Logitech has announced that it will no longer manufacture its popular line of Harmony universal remote controls. In a blog post published on April 9, a spokesperson for the company said, “While Harmony remotes are and continue to be available through various retailers, moving forward Logitech will no longer manufacture Harmony remotes.”

Over the years, Harmony remotes have become more and more capable, with the ability to control devices both inside and outside home theater setups, including a variety of Bluetooth and smart home devices like light bulbs and smart outlets.

But the one feature that Logitech never included was universal voice control. Virtually all new smart TVs and streaming media devices like the Apple TV, Roku, Amazon Fire TV, and Chromecast with Google TV use voice commands for everything from navigation to search, making it a key part of the experience.
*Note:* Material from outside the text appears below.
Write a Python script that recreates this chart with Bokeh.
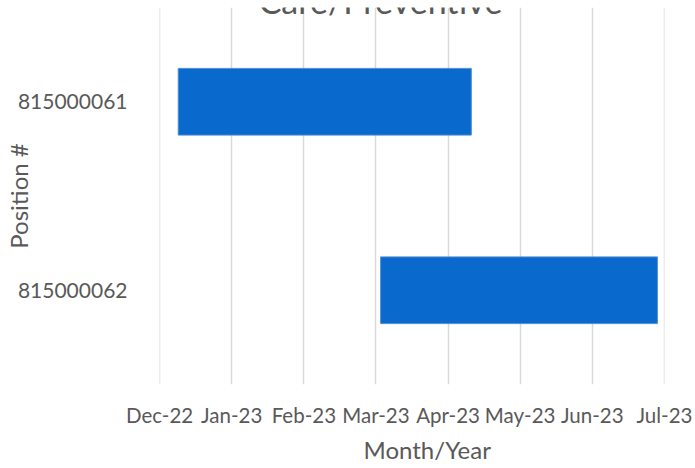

Logitech tried to solve this problem with a product called the Harmony Express, which leveraged the power of Amazon Alexa. But the Express was an odd device from a universal remote perspective. It was expensive ($250) and didn’t offer the big set of customizable buttons Harmony users had become accustomed to. In the end, the Express didn’t prove popular with buyers and Logitech discontinued it a year after it went on sale.

Existing Harmony remote users don’t need to worry about their remotes just yet as Logitech has committed to providing ongoing updates and support.

“We expect no impact to our customers by this announcement,” the blog post said. “We plan to support our Harmony community and new Harmony customers, which includes access to our software and apps to set up and manage your remotes. We also plan to continue to update the platform and add devices to our Harmony database. Customer and warranty support will continue to be offered.”

In the FAQ section, Logitech clarifies this by saying, “Our goal is to keep service running as long as customers are using it.”

Despite this offer of continued service, Logitech’s decision to abandon the universal remote business is a problem for anyone who wants to manage a variety of home theater devices with a single remote control.

HDMI-CEC, a protocol that lets the remote from one device control other devices connected via HDMI, can be used in certain situations, but it’s notoriously fickle and there hasn’t been a lot of effort on the part of device makers to ensure these systems work seamlessly.

It’s possible that with the ongoing rollout of HDMI 2.1, HDMI-CEC will improve and become more stable, but even if that happens, the absence of Harmony remotes means we’ll still be left without an affordable way to customize the remote control experience.